My network setup is as follows:
Network A -> Network B =>Network (C,D,E)
So Network A has an IPSEC connection to network B, and Network B has many IPSEC tunnels to various sites - C, D, E.
I want to be able to get from Network A to networks C, D, E. The various posts I've found suggest the easiest (or only) way is separate IPSECs from A to C, D, E, and in a couple of cases this is possible for me. But one of the networks I have no control of the firewall and cannot set up another VPN, so I need to route via B.
Networks A and B are both PFSense 2.0 (beta)
What I'm thinking is if I could SNAT the traffic on RouterB AFTER traversing the tunnel, the traffic would be able to find its way to all other networks and back.
But would this actually work? Is this possible with pfsense? Would I need to do things directly in pf.conf? Should I switch over to OpenVPN between A and B - can OpenVPN handle the routing I need to do?
Thanks,
-Oli -
Hi guys,
I've finally had a chance to test my theory, and not entirely surprisingly, it doesn't work.
What I've done is this:
Network A - Router A: 192.168.69.0/24 - 192.168.69.1
Network B - Router B: 192.168.150.0/24 - 192.168.150.1
Network C - Router C: 192.168.2.0/24 - 192.168.2.1IPSEC tunnels exist and work from A - B and B - C
So, on router A, configure second phase 2 IPSEC under A-B phase 1 ipsec to go from local(192.168.69.0) to 192.168.2.0. Configure matching phase 2 on router B for B-A's phase 1 for network 192.168.2.0 to 192.168.69.0.
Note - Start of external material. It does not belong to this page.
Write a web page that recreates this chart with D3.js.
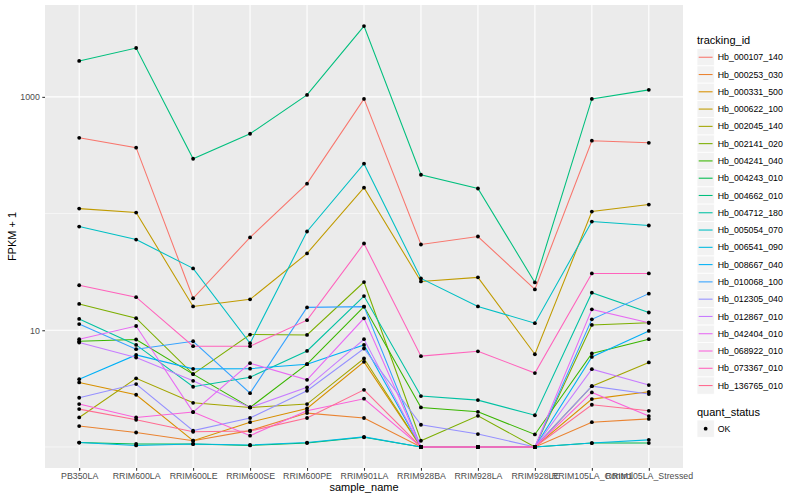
<!DOCTYPE html>
<html>
<head>
<meta charset="utf-8">
<script src="https://cdn.jsdelivr.net/npm/d3@7"></script>
<style>
  body { margin: 0; background: #fff; }
  svg { display: block; }
  text { font-family: "Liberation Sans", Arial, sans-serif; }
</style>
</head>
<body>
<div id="chart"></div>
<script>
// categories on the x axis
const samples = ["PB350LA", "RRIM600LA", "RRIM600LE", "RRIM600SE", "RRIM600PE", "RRIM901LA",
  "RRIM928BA", "RRIM928LA", "RRIM928LE", "RRIM105LA_Control", "RRIM105LA_Stressed"];

const trackingIds = ["Hb_000107_140", "Hb_000253_030", "Hb_000331_500", "Hb_000622_100", "Hb_002045_140",
  "Hb_002141_020", "Hb_004241_040", "Hb_004243_010", "Hb_004662_010", "Hb_004712_180",
  "Hb_005054_070", "Hb_006541_090", "Hb_008667_040", "Hb_010068_100", "Hb_012305_040",
  "Hb_012867_010", "Hb_042404_010", "Hb_068922_010", "Hb_073367_010", "Hb_136765_010"];

// ggplot default hue palette, 20 levels
const lineColors = ["#F8766D", "#EA8331", "#D89000", "#C09B00", "#A3A500", "#7CAE00", "#39B600", "#00BB4E",
  "#00BF7D", "#00C1A3", "#00BFC4", "#00BAE0", "#00B0F6", "#35A2FF", "#9590FF", "#C77CFF",
  "#E76BF3", "#FA62DB", "#FF62BC", "#FF6C91"];

// FPKM per sample
const hb_000107_140 = [445, 366, 17.8, 61.4, 179.5, 960, 53.3, 62.6, 21.4, 420, 403];
const hb_000253_030 = [0.51, 0.33, 0.13, 0.38, 0.95, 0.77, 0, 0, 0, 0.63, 0.74];
const hb_000331_500 = [2.57, 1.80, 0.13, 0.63, 1.14, 4.36, 0, 0, 0, 1.57, 1.97];
const hb_000622_100 = [109.3, 101, 15.0, 17.4, 44.5, 165.8, 25.2, 27.4, 5.23, 103, 118.4];
const hb_002045_140 = [0.79, 2.87, 1.39, 1.18, 1.33, 4.73, 0, 0, 0, 2.32, 4.30];
const hb_002141_020 = [15.8, 11.7, 3.21, 8.19, 8.12, 24.9, 0.13, 0.85, 0, 10.1, 10.6];
const hb_004241_040 = [7.05, 7.33, 3.21, 1.18, 4.12, 14.95, 1.18, 1.0, 0.28, 5.32, 7.38];
const hb_004243_010 = [0.09, 0.06, 0.06, 0.03, 0.08, 0.21, 0, 0, 0, 0.08, 0.08];
const hb_004662_010 = [2030, 2622, 294, 482, 1039, 4044, 214, 163, 24.7, 960, 1147];
const hb_004712_180 = [11.5, 6.49, 2.28, 2.96, 5.65, 18.65, 1.73, 1.52, 0.87, 20.0, 13.2];
const hb_005054_070 = [76.4, 58.9, 32.9, 6.74, 69.2, 266.6, 26.8, 15.0, 10.5, 84.4, 78.0];
const hb_006541_090 = [0.09, 0.03, 0.06, 0.04, 0.09, 0.22, 0, 0, 0, 0.08, 0.15];
const hb_008667_040 = [2.81, 5.15, 3.67, 3.69, 4.12, 6.49, 0, 0, 0, 4.91, 8.86];
const hb_010068_100 = [10.3, 5.88, 7.05, 1.89, 14.7, 14.95, 0, 0, 0, 11.4, 19.6];
const hb_012305_040 = [1.64, 2.46, 0.38, 0.77, 2.03, 5.98, 0.55, 0.29, 0, 2.32, 1.84];
const hb_012867_010 = [6.85, 4.84, 2.69, 1.18, 2.24, 7.38, 0, 0, 0, 3.64, 2.39];
const hb_042404_010 = [7.38, 9.88, 0.99, 4.22, 2.76, 11.66, 0, 0, 0, 14.1, 10.6];
const hb_068922_010 = [1.33, 0.79, 0.99, 0.25, 1.04, 1.59, 0, 0, 0, 1.93, 0.84];
const hb_073367_010 = [23.3, 18.2, 6.3, 6.3, 11.2, 54.4, 5.0, 5.6, 3.3, 29.7, 29.7];
const hb_136765_010 = [1.11, 0.71, 0.35, 0.37, 0.77, 2.09, 0, 0, 0, 1.30, 1.04];

const seriesValues = [hb_000107_140, hb_000253_030, hb_000331_500, hb_000622_100, hb_002045_140,
  hb_002141_020, hb_004241_040, hb_004243_010, hb_004662_010, hb_004712_180,
  hb_005054_070, hb_006541_090, hb_008667_040, hb_010068_100, hb_012305_040,
  hb_012867_010, hb_042404_010, hb_068922_010, hb_073367_010, hb_136765_010];

const quantStatus = ["OK"];
const yMajorTicks = [10, 1000];
const yMinorTicks = [1, 100];

const width = 800, height = 500;
const panel = {left: 45, right: 683, top: 5, bottom: 468};

const svg = d3.select("#chart").append("svg")
  .attr("width", width).attr("height", height);

// x: discrete with ggplot's 0.6 expansion
const x = d3.scalePoint().domain(samples).range([panel.left, panel.right]).padding(0.6);

// y: log10 of FPKM + 1, 5% expansion
const allLogs = seriesValues.flat().map(v => Math.log10(v + 1));
const [lo, hi] = d3.extent(allLogs);
const pad = (hi - lo) * 0.05;
const y = d3.scaleLog().domain([Math.pow(10, lo - pad), Math.pow(10, hi + pad)])
  .range([panel.bottom, panel.top]);

// panel background
svg.append("rect")
  .attr("x", panel.left).attr("y", panel.top)
  .attr("width", panel.right - panel.left).attr("height", panel.bottom - panel.top)
  .attr("fill", "#EBEBEB");

const grid = svg.append("g");
grid.selectAll(".ymin").data(yMinorTicks).join("line")
  .attr("x1", panel.left).attr("x2", panel.right)
  .attr("y1", d => y(d)).attr("y2", d => y(d))
  .attr("stroke", "#fff").attr("stroke-width", 0.55);
grid.selectAll(".ymaj").data(yMajorTicks).join("line")
  .attr("x1", panel.left).attr("x2", panel.right)
  .attr("y1", d => y(d)).attr("y2", d => y(d))
  .attr("stroke", "#fff").attr("stroke-width", 1.1);
grid.selectAll(".xmaj").data(samples).join("line")
  .attr("x1", d => x(d)).attr("x2", d => x(d))
  .attr("y1", panel.top).attr("y2", panel.bottom)
  .attr("stroke", "#fff").attr("stroke-width", 1.1);

// lines
const line = d3.line()
  .x((d, i) => x(samples[i]))
  .y(d => y(d + 1));

svg.append("g").selectAll("path")
  .data(seriesValues)
  .join("path")
  .attr("d", d => line(d))
  .attr("fill", "none")
  .attr("stroke", (d, i) => lineColors[i])
  .attr("stroke-width", 1.07);

// points
const pts = seriesValues.flatMap(vals => vals.map((v, i) => ({s: samples[i], v})));
svg.append("g").selectAll("circle")
  .data(pts)
  .join("circle")
  .attr("cx", d => x(d.s))
  .attr("cy", d => y(d.v + 1))
  .attr("r", 1.9)
  .attr("fill", "#000");

// axes
const xAxis = d3.axisBottom(x).tickSize(2.7).tickPadding(2.5);
const gx = svg.append("g").attr("transform", `translate(0,${panel.bottom})`).call(xAxis);
const yAxis = d3.axisLeft(y).tickValues(yMajorTicks).tickFormat(d3.format("d")).tickSize(2.7).tickPadding(2.5);
const gy = svg.append("g").attr("transform", `translate(${panel.left},0)`).call(yAxis);
[gx, gy].forEach(g => {
  g.select(".domain").remove();
  g.selectAll(".tick line").attr("stroke", "#333").attr("stroke-width", 1.07);
  g.selectAll(".tick text").attr("fill", "#4D4D4D").style("font-size", "8.8px")
    .style("font-family", '"Liberation Sans", Arial, sans-serif');
});

svg.append("text")
  .attr("x", (panel.left + panel.right) / 2).attr("y", 491)
  .attr("text-anchor", "middle").style("font-size", "11px").text("sample_name");

svg.append("text")
  .attr("transform", `translate(16,${(panel.top + panel.bottom) / 2}) rotate(-90)`)
  .attr("text-anchor", "middle").style("font-size", "11px").text("FPKM + 1");

// legend: tracking_id
const key = 17.28;
const legX = 697;
const leg = svg.append("g");
leg.append("text").attr("x", legX).attr("y", 44).style("font-size", "11px").text("tracking_id");
const items = leg.selectAll(".item").data(trackingIds).join("g")
  .attr("transform", (d, i) => `translate(${legX},${48.6 + i * key})`);
items.append("rect").attr("width", key).attr("height", key)
  .attr("fill", "#F2F2F2").attr("stroke", "#fff").attr("stroke-width", 0.8);
items.append("line").attr("x1", 1.7).attr("x2", key - 1.7)
  .attr("y1", key / 2).attr("y2", key / 2)
  .attr("stroke", (d, i) => lineColors[i]).attr("stroke-width", 1.07);
items.append("text").attr("x", key + 3.5).attr("y", key / 2 + 3.1)
  .style("font-size", "8.8px").attr("fill", "#000").text(d => d);

// legend: quant_status
const leg2 = svg.append("g");
leg2.append("text").attr("x", legX).attr("y", 416).style("font-size", "11px").text("quant_status");
const items2 = leg2.selectAll(".item").data(quantStatus).join("g")
  .attr("transform", (d, i) => `translate(${legX},${420 + i * key})`);
items2.append("rect").attr("width", key).attr("height", key)
  .attr("fill", "#F2F2F2").attr("stroke", "#fff").attr("stroke-width", 0.8);
items2.append("circle").attr("cx", key / 2).attr("cy", key / 2).attr("r", 1.9).attr("fill", "#000");
items2.append("text").attr("x", key + 3.5).attr("y", key / 2 + 3.1)
  .style("font-size", "8.8px").text(d => d);
</script>
</body>
</html>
Bring up phase 2. Check all works and VPNs all still ok from A - B and B - C. All good, we haven't broken anything yet.
Add manual outbound NAT on router B for LAN interface for source 192.168.69.0 to SNAT to 192.168.150.1 (interface address), so that traffic coming from the VPN looks like it is coming from router B.
Check SNAT working by SSH from 69.(x) to 150.(x) and run "who". It shows my connection appears to be coming from 150.1. So SNAT is working.
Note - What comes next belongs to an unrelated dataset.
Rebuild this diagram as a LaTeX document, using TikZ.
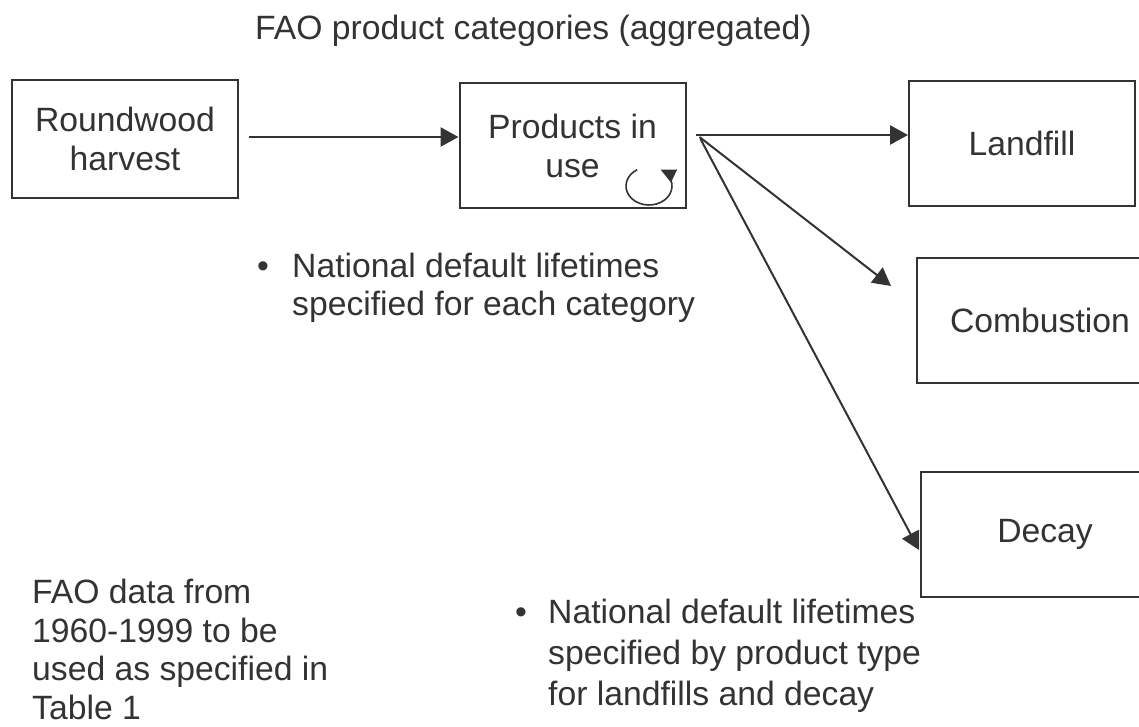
\documentclass[tikz,border=0pt]{standalone}
\usepackage{fontspec}
\setmainfont{Liberation Sans}
\usetikzlibrary{arrows.meta,positioning}

\definecolor{ink}{HTML}{333333}

\tikzset{
    blk/.style={draw=ink, line width=2pt, text=ink, align=center, inner sep=0pt,
        minimum width=226pt, minimum height=125pt, font=\fontsize{33.7}{39}\selectfont},
    txt/.style={text=ink, align=left, inner sep=0pt, anchor=base west,
        font=\fontsize{33.7}{39}\selectfont},
    flow/.style={draw=ink, line width=2.7pt, -{Triangle[length=18pt,width=19pt]}},
    thin flow/.style={flow, line width=2pt},
    cyc/.style={draw=ink, line width=1.6pt, -{Triangle[length=15pt,width=14pt]}}
}

\begin{document}
\begin{tikzpicture}[x=1pt, y=-1pt, on grid]
    \fill[white] (0,0) rectangle (1139,726);
    \useasboundingbox (0,0) rectangle (1139,726);
    \clip (0,0) rectangle (1139,726);

    \node[blk, minimum height=118pt] (rw) at (125,139) {Roundwood\\harvest};
    \node[blk] (use) [below right=6.5pt and 447.5pt of rw] {Products in\\use};
    \node[blk] (land) [above right=2pt and 449.5pt of use] {Landfill};
    \node[blk, minimum width=246pt] (comb) [below right=176.5pt and 18pt of land] {Combustion};
    \node[blk, minimum width=248pt] (decay) [below right=214pt and 5pt of comb] {Decay};

    % multi-line notes sit on the baseline of their last line
    \node[txt] (title) at (255,39) {FAO product categories (aggregated)};
    \node[txt, anchor=base] (dot1) at (263,277) {\textbullet};
    \node[txt, font=\fontsize{33.7}{38}\selectfont] (note1) at (292,315)
        {National default lifetimes\\specified for each category};
    \node[txt, anchor=base] (dot2) at (521,623) {\textbullet};
    \node[txt, font=\fontsize{33.7}{41}\selectfont] (note2) at (548,705)
        {National default lifetimes\\specified by product type\\for landfills and decay};
    \node[txt, font=\fontsize{33.7}{38.5}\selectfont] (src) at (32,719)
        {FAO data from\\1960-1999 to be\\used as specified in\\Table 1};

    \coordinate (fork) at ([xshift=9pt,yshift=10.5pt]use.east);

    \draw[flow] ([xshift=10pt,yshift=2pt]rw.east) -- ([yshift=2pt]rw.east -| use.west);
    \draw[flow] (fork) -- (fork -| land.west);
    \draw[thin flow] ([xshift=4pt,yshift=-2pt]fork) -- ([xshift=-25pt,yshift=34pt]comb.west);
    \draw[thin flow] ([xshift=5pt,yshift=-4pt]fork) -- ([xshift=-1pt,yshift=-16pt]decay.west);

    \draw[cyc] ([xshift=76.5pt,yshift=-40.5pt]use.center) ++(121:23pt and 19pt)
        arc[start angle=121, end angle=420, x radius=23pt, y radius=19pt];
\end{tikzpicture}
\end{document}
So, on router A, configure route: 192.168.2.0/24 via 192.168.69.1. This is probably unnecessary as 69.1 is the default route anyway, and I would hope at this point 2.0 traffic would be routed over the new phase 2.
So at this point, I'm hoping that traffic from A destined for C will hit router A, travel over the tunnel, get SNAT'd to B's address and B will then reroute the packets down its VPN to C. The destination on C will send responses back to router B, which will undo the SNAT and route the traffic back to its origin via the vpn from B to A.
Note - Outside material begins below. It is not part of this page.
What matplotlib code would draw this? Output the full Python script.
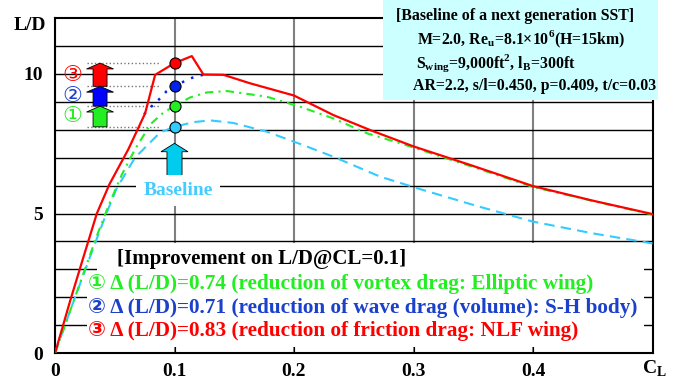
import matplotlib.pyplot as plt
from matplotlib.patches import FancyArrow, Rectangle

# baseline configuration (cyan dashed)
cl_base = [0, 0.0125, 0.025, 0.035, 0.043, 0.0516, 0.067, 0.088, 0.1, 0.116, 0.13, 0.149,
           0.177, 0.205, 0.233, 0.272, 0.3057, 0.353, 0.4, 0.45, 0.5]
ld_base = [0, 1.5, 2.95, 4.1, 5.0, 5.9, 7.0, 7.9, 8.10, 8.27, 8.33, 8.24,
           7.93, 7.49, 7.03, 6.32, 5.87, 5.27, 4.71, 4.29, 3.93]

# 1: elliptic wing (green dash-dot)
cl_ell = [0, 0.0125, 0.025, 0.035, 0.045, 0.056, 0.067, 0.08, 0.091, 0.1, 0.113, 0.127, 0.144,
          0.177, 0.205, 0.233, 0.261, 0.289, 0.3057, 0.353, 0.4, 0.45, 0.5]
ld_ell = [0, 1.5, 3.0, 4.2, 5.3, 6.4, 7.3, 8.2, 8.62, 8.84, 9.15, 9.33, 9.38,
          9.18, 8.82, 8.40, 7.87, 7.51, 7.28, 6.62, 5.95, 5.45, 4.96]

# 2: S-H body (blue dotted, only where it leaves the red curve)
cl_sh = [0.0745, 0.08, 0.088, 0.0935, 0.1, 0.11, 0.1186, 0.1242]
ld_sh = [8.55, 8.8, 9.12, 9.38, 9.55, 9.77, 9.92, 9.96]

# 3: NLF wing (red solid)
cl_nlf = [0, 0.0125, 0.0235, 0.035, 0.0456, 0.0614, 0.0754, 0.0838, 0.1, 0.1145, 0.1242,
          0.141, 0.163, 0.2, 0.233, 0.264, 0.3, 0.35, 0.4, 0.45, 0.5]
ld_nlf = [0, 1.85, 3.4, 5.0, 6.05, 7.3, 8.58, 9.96, 10.38, 10.63, 9.97,
          9.96, 9.66, 9.22, 8.52, 7.98, 7.4, 6.7, 5.98, 5.46, 4.98]

# L/D at CL=0.1 for baseline, +1, +2, +3
cl_mark = 0.1
ld_mark = [8.10, 8.84, 9.55, 10.38]
mark_colors = ['#33ccff', '#22ee22', '#0022ee', '#ff0000']

improve_labels = [
    '\u2460 \u0394 (L/D)=0.74 (reduction of vortex drag: Elliptic wing)',
    '\u2461 \u0394 (L/D)=0.71 (reduction of wave drag (volume): S-H body)',
    '\u2462 \u0394 (L/D)=0.83 (reduction of friction drag: NLF wing)',
]
improve_colors = ['#22ee22', '#1a40cc', '#ff0000']
circled = ['\u2460', '\u2461', '\u2462']

info_lines = [
    '[Baseline of a next generation SST]',
    'M=2.0, Re$_\\mathregular{u}$=8.1\u00d710$^\\mathregular{6}$(H=15km)',
    'S$_\\mathregular{wing}$=9,000ft$^\\mathregular{2}$, l$_\\mathregular{B}$=300ft',
    'AR=2.2, s/l=0.450, p=0.409, t/c=0.03',
]

plt.rcParams['font.family'] = ['Liberation Serif', 'DejaVu Sans', 'Noto Sans CJK JP']
plt.rcParams['font.weight'] = 'bold'

W, H = 682, 384
fig = plt.figure(figsize=(W / 100, H / 100), dpi=100)
ax = fig.add_axes([55 / W, 30.7 / H, 597.5 / W, 335.5 / H])
ax.set_xlim(0, 0.5)
ax.set_ylim(0, 12)
ax.set_axisbelow(True)

ax.set_xticks([0, 0.1, 0.2, 0.3, 0.4])
ax.set_xticklabels(['0', '0.1', '0.2', '0.3', '0.4'])
ax.set_yticks([0, 5, 10])
ax.set_yticks(range(1, 12), minor=True)
ax.grid(axis='y', which='both', color='black', lw=1)
ax.grid(axis='x', which='major', color='#808080', lw=1.5)
ax.tick_params(which='minor', length=0)
ax.tick_params(axis='x', direction='in', length=5, labelsize=14, pad=7)
ax.tick_params(axis='y', direction='in', length=0, labelsize=14, pad=9)
for s in ax.spines.values():
    s.set_linewidth(1.5)

# white box behind the improvement notes
ax.add_patch(Rectangle((0.027, 0.23), 0.4655, 2.67, fc='white', ec='none', zorder=1))
ax.add_patch(Rectangle((0.0352, 2.9), 0.4573, 1.05, fc='white', ec='none', zorder=1))

ax.plot(cl_base, ld_base, color='#33ccff', lw=1.5, dashes=(5, 3), zorder=3)
ax.plot(cl_ell, ld_ell, color='#22ee22', lw=1.5, dashes=(4, 2.5, 1, 2.5), zorder=3)
ax.plot(cl_sh, ld_sh, color='#0022ee', lw=1.8, dashes=(1, 3), zorder=3)
ax.plot(cl_nlf, ld_nlf, color='#ff0000', lw=1.6, zorder=4)

for ld, c in zip(ld_mark, mark_colors):
    ax.plot(cl_mark, ld, 'o', ms=8, mfc=c, mec='black', mew=0.8, zorder=6)

# reference levels and step arrows
ax.hlines(ld_mark, 0.027, 0.088, colors='#777777', linestyles=':', lw=1, zorder=2)
for i in range(3):
    lo, hi = ld_mark[i], ld_mark[i + 1]
    ax.add_patch(FancyArrow(0.0377, lo, 0, hi - lo, width=0.0117, head_width=0.0226,
                            head_length=0.21, length_includes_head=True,
                            fc=improve_colors[i] if i != 1 else '#0000ff',
                            ec='black', lw=0.6, zorder=5))
    ax.text(0.0142, (lo + hi) / 2, circled[i], color=improve_colors[i], fontsize=16,
            fontweight='normal', family=['DejaVu Sans'], ha='center', va='center', zorder=5)

# baseline arrow and label
ax.add_patch(FancyArrow(cl_mark, 6.35, 0, 1.16, width=0.0126, head_width=0.0226,
                        head_length=0.3, length_includes_head=True,
                        fc='#00ccee', ec='black', lw=0.6, zorder=5))
ax.text(0.103, 5.84, 'Baseline', color='#44ccff', fontsize=14, ha='center', va='center',
        bbox=dict(fc='white', ec='none', pad=5), zorder=5)

# improvement notes
fig.text(117 / W, 1 - 259 / H, '[Improvement on L/D@CL=0.1]', fontsize=15,
         ha='left', va='center')
for i, (t, c) in enumerate(zip(improve_labels, improve_colors)):
    fig.text(88 / W, 1 - (284 + 23.5 * i) / H, t, color=c, fontsize=15.3, ha='left', va='center')

# info box at the top right
fig.patches.append(Rectangle((383 / W, 1 - 100 / H), 275 / W, 100 / H, fc='#ccffff', ec='none',
                             transform=fig.transFigure, zorder=5))
info_x = [396, 417, 416, 413]
for i, t in enumerate(info_lines):
    fig.text(info_x[i] / W, 1 - (16 + 23.5 * i) / H, t, fontsize=11.4, ha='left', va='center',
             zorder=6)

fig.text(30 / W, 1 - 25 / H, 'L/D', fontsize=14, ha='center', va='center')
fig.text(642 / W, 1 - 369 / H, 'C$_\\mathregular{L}$', fontsize=14, ha='left', va='center')

fig.savefig('out.png', dpi=100)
But this doesn't seem to be working. I get no responses from remote servers on the 2.0 subnet from the 69.0. I'm just about to try some packet sniffing on the target server, but I suspect it is not getting this far. If it was, I can't see a reason responses wouldn't be routed back to 150.1.
So what I think must be happening is the packets which are going through the SNAT are not entering the stack again to be rerouted. This is where I get rather hazy - it's some years since I used iptables on Linux in anger, and I have almost zero knowledge of the network stack in BSD. So I don't know if what I'm trying here is physically possible on pfsense.
Any guidance here would be great - even if that guidance was simply "give up" - though I'd love to understand why this wont work.